Scan the entries for the string "this" and give the number of lines that have it, nothing further.

▬▬▬▬▬▬

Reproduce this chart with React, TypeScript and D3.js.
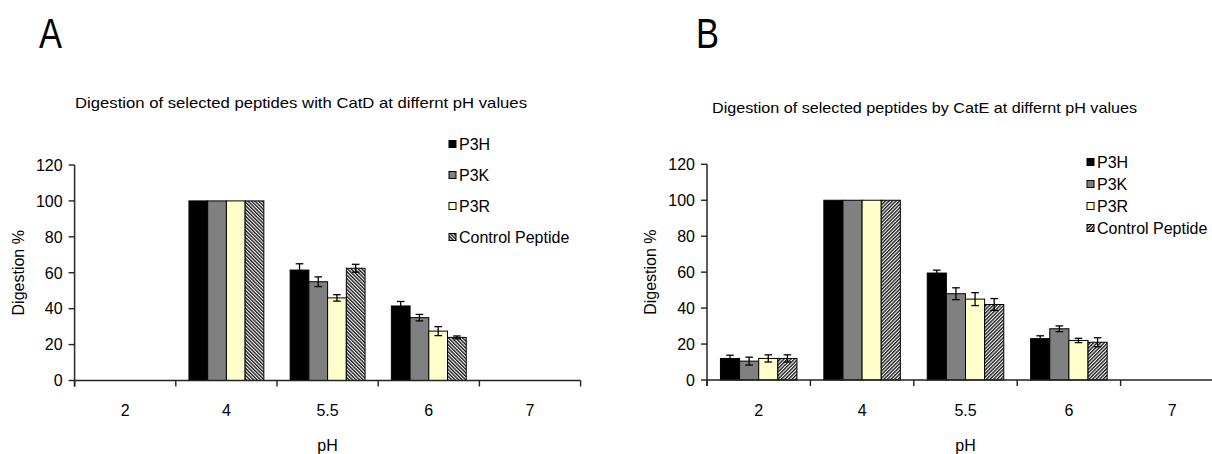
import React from "react";
import * as d3 from "d3";

// ---------- data ----------
const categories = ["2", "4", "5.5", "6", "7"];
const seriesNames = ["P3H", "P3K", "P3R", "Control Peptide"];
const yTicks = [0, 20, 40, 60, 80, 100, 120];

// Panel A: CatD
const catD_P3H = [null, 100, 61.5, 41.5, null];
const catD_P3K = [null, 100, 55, 35, null];
const catD_P3R = [null, 100, 46, 27.5, null];
const catD_Ctrl = [null, 100, 62.5, 24, null];
const catD_P3H_err = [null, 0, 3.5, 2.5, null];
const catD_P3K_err = [null, 0, 2.7, 1.8, null];
const catD_P3R_err = [null, 0, 1.8, 2.5, null];
const catD_Ctrl_err = [null, 0, 2.2, 0.8, null];

// Panel B: CatE
const catE_P3H = [12, 100, 59.5, 23, null];
const catE_P3K = [10.5, 100, 48, 28.5, null];
const catE_P3R = [12, 100, 45, 22, null];
const catE_Ctrl = [12, 100, 42, 21, null];
const catE_P3H_err = [1.8, 0, 1.6, 1.6, null];
const catE_P3K_err = [2.2, 0, 3.3, 1.6, null];
const catE_P3R_err = [2, 0, 3.6, 1.2, null];
const catE_Ctrl_err = [2, 0, 3.3, 2.5, null];

const titleA = "Digestion of selected peptides with CatD at differnt pH values";
const titleB = "Digestion of selected peptides by CatE at differnt pH values";

const FONT = "'Liberation Sans', Arial, sans-serif";
const fills = ["#000000", "#808080", "#FFFFCC", null];

type PanelProps = {
  letter: string;
  letterX: number;
  title: string;
  titleX: number;
  titleW: number;
  titleY: number;
  x0: number;
  x1: number;
  yTop: number;
  yBot: number;
  yLabelX: number;
  legendX: number;
  legendYs: number[];
  hatchId: string;
  values: (number | null)[][];
  errors: (number | null)[][];
};

function Panel(p: PanelProps) {
  const xBand = d3.scaleBand<string>().domain(categories).range([p.x0, p.x1]).paddingInner(0).paddingOuter(0);
  const bw = xBand.bandwidth();
  const gw = bw * 0.74;
  const inner = d3.scaleBand<string>().domain(seriesNames).range([(bw - gw) / 2, (bw + gw) / 2]);
  const y = d3.scaleLinear().domain([0, 120]).range([p.yBot, p.yTop]);
  const capW = 3.8;
  const bounds = [...categories.map((c) => xBand(c)!), p.x1];

  return (
    <g>
      <text x={p.letterX} y={48} fontFamily={FONT} fontSize={43} fontWeight={300} textLength={23} lengthAdjust="spacingAndGlyphs" fill="#000">{p.letter}</text>
      <text x={p.titleX} y={p.titleY} fontFamily={FONT} fontSize={15} textLength={p.titleW} lengthAdjust="spacingAndGlyphs" fill="#000">{p.title}</text>

      {/* bars */}
      {seriesNames.map((s, si) =>
        categories.map((c, ci) => {
          const v = p.values[si][ci];
          if (v == null) return null;
          const bx = xBand(c)! + inner(s)!;
          const fill = fills[si] ?? `url(#${p.hatchId})`;
          return (
            <rect key={s + c} x={bx} y={y(v)} width={inner.bandwidth()} height={y(0) - y(v)} fill={fill} stroke="#000" strokeWidth={1} />
          );
        })
      )}
      {/* error bars */}
      {seriesNames.map((s, si) =>
        categories.map((c, ci) => {
          const v = p.values[si][ci];
          const e = p.errors[si][ci];
          if (v == null || !e) return null;
          const cx = xBand(c)! + inner(s)! + inner.bandwidth() / 2;
          return (
            <g key={"e" + s + c} stroke="#000" strokeWidth={1.3}>
              <line x1={cx} x2={cx} y1={y(v + e)} y2={y(v - e)} />
              <line x1={cx - capW} x2={cx + capW} y1={y(v + e)} y2={y(v + e)} />
              <line x1={cx - capW} x2={cx + capW} y1={y(v - e)} y2={y(v - e)} />
            </g>
          );
        })
      )}

      {/* y axis */}
      <line x1={p.x0} x2={p.x0} y1={p.yTop} y2={p.yBot + 6} stroke="#333" strokeWidth={1.6} />
      {yTicks.map((t) => (
        <g key={"yt" + t}>
          <line x1={p.x0 - 6} x2={p.x0} y1={y(t)} y2={y(t)} stroke="#222" strokeWidth={1.4} />
          <text x={p.x0 - 12} y={y(t)} dy="0.36em" textAnchor="end" fontFamily={FONT} fontSize={16} fill="#000">{t}</text>
        </g>
      ))}
      {/* x axis */}
      <line x1={p.x0} x2={p.x1} y1={p.yBot} y2={p.yBot} stroke="#222" strokeWidth={1.6} />
      {bounds.map((b, i) => (
        <line key={"xt" + i} x1={b} x2={b} y1={p.yBot} y2={p.yBot + 6} stroke="#222" strokeWidth={1.4} />
      ))}
      {categories.map((c) => (
        <text key={"xl" + c} x={xBand(c)! + bw / 2} y={416} textAnchor="middle" fontFamily={FONT} fontSize={16} fill="#000">{c}</text>
      ))}
      <text x={(p.x0 + p.x0 + bw * 5) / 2} y={451} textAnchor="middle" fontFamily={FONT} fontSize={16} fill="#000">pH</text>
      <text transform={`translate(${p.yLabelX},${(p.yTop + p.yBot) / 2}) rotate(-90)`} textAnchor="middle" fontFamily={FONT} fontSize={16} fill="#000">Digestion %</text>

      {/* legend */}
      {seriesNames.map((s, si) => (
        <g key={"lg" + s}>
          <rect x={p.legendX} y={p.legendYs[si] - 3.5} width={7} height={7} fill={fills[si] ?? `url(#${p.hatchId}L)`} stroke="#000" strokeWidth={1} />
          <text x={p.legendX + 10} y={p.legendYs[si]} dy="0.36em" fontFamily={FONT} fontSize={16} fill="#000">{s}</text>
        </g>
      ))}
    </g>
  );
}

export default function App() {
  return (
    <svg width={1212} height={454} style={{ position: "absolute", left: 0, top: 0, background: "#fff" }}>
      <defs>
        <pattern id="hatchBack" patternUnits="userSpaceOnUse" width={2.5} height={2.5} patternTransform="rotate(-45)">
          <rect width={2.5} height={2.5} fill="#fff" />
          <line x1={0.7} x2={0.7} y1={0} y2={2.5} stroke="#000" strokeWidth={1.25} />
        </pattern>
        <pattern id="hatchBackL" patternUnits="userSpaceOnUse" width={2.5} height={2.5} patternTransform="rotate(-45)">
          <rect width={2.5} height={2.5} fill="#fff" />
          <line x1={0.7} x2={0.7} y1={0} y2={2.5} stroke="#000" strokeWidth={1.3} />
        </pattern>
        <pattern id="hatchFwd" patternUnits="userSpaceOnUse" width={2.5} height={2.5} patternTransform="rotate(45)">
          <rect width={2.5} height={2.5} fill="#fff" />
          <line x1={0.7} x2={0.7} y1={0} y2={2.5} stroke="#000" strokeWidth={1.25} />
        </pattern>
        <pattern id="hatchFwdL" patternUnits="userSpaceOnUse" width={2.5} height={2.5} patternTransform="rotate(45)">
          <rect width={2.5} height={2.5} fill="#fff" />
          <line x1={0.7} x2={0.7} y1={0} y2={2.5} stroke="#000" strokeWidth={1.3} />
        </pattern>
      </defs>
      <rect width={1212} height={454} fill="#fff" />
      <Panel
        letter="A" letterX={39} title={titleA} titleX={75} titleW={452} titleY={108}
        x0={74.6} x1={580.6} yTop={165} yBot={380.5} yLabelX={24}
        legendX={449} legendYs={[144, 175, 206, 237]} hatchId="hatchBack"
        values={[catD_P3H, catD_P3K, catD_P3R, catD_Ctrl]}
        errors={[catD_P3H_err, catD_P3K_err, catD_P3R_err, catD_Ctrl_err]}
      />
      <Panel
        letter="B" letterX={696} title={titleB} titleX={712} titleW={425} titleY={113}
        x0={707} x1={1224} yTop={164.3} yBot={380} yLabelX={656}
        legendX={1087} legendYs={[162, 184, 206, 228]} hatchId="hatchFwd"
        values={[catE_P3H, catE_P3K, catE_P3R, catE_Ctrl]}
        errors={[catE_P3H_err, catE_P3K_err, catE_P3R_err, catE_Ctrl_err]}
      />
    </svg>
  );
}
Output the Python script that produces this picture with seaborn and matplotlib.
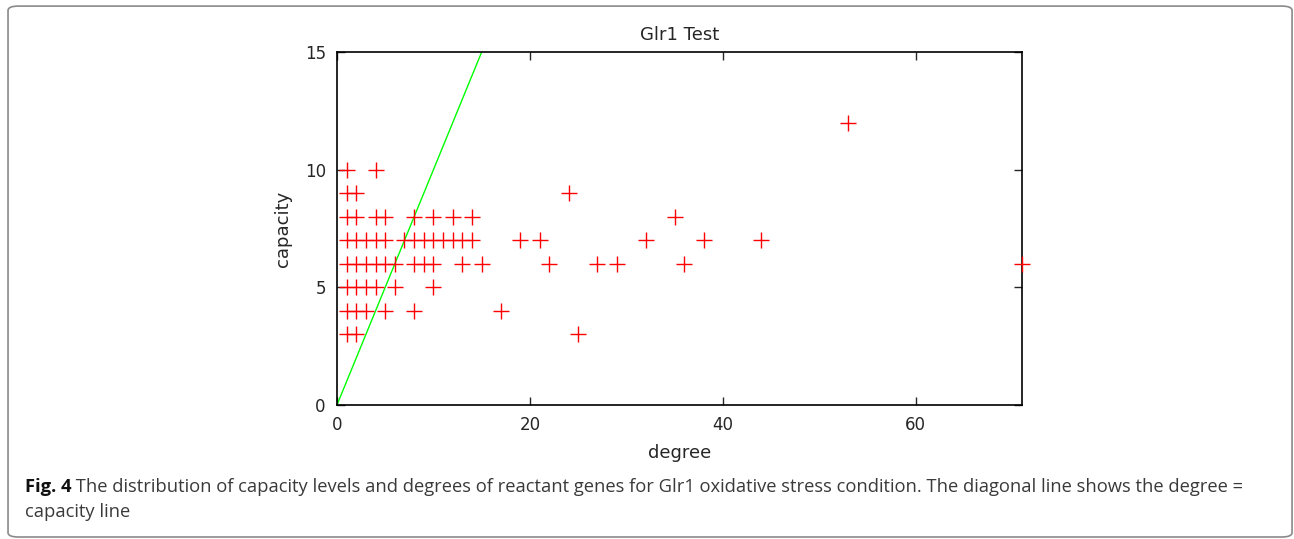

▬▬▬▬▬▬

▶ ANSWER TO THE TASK: 2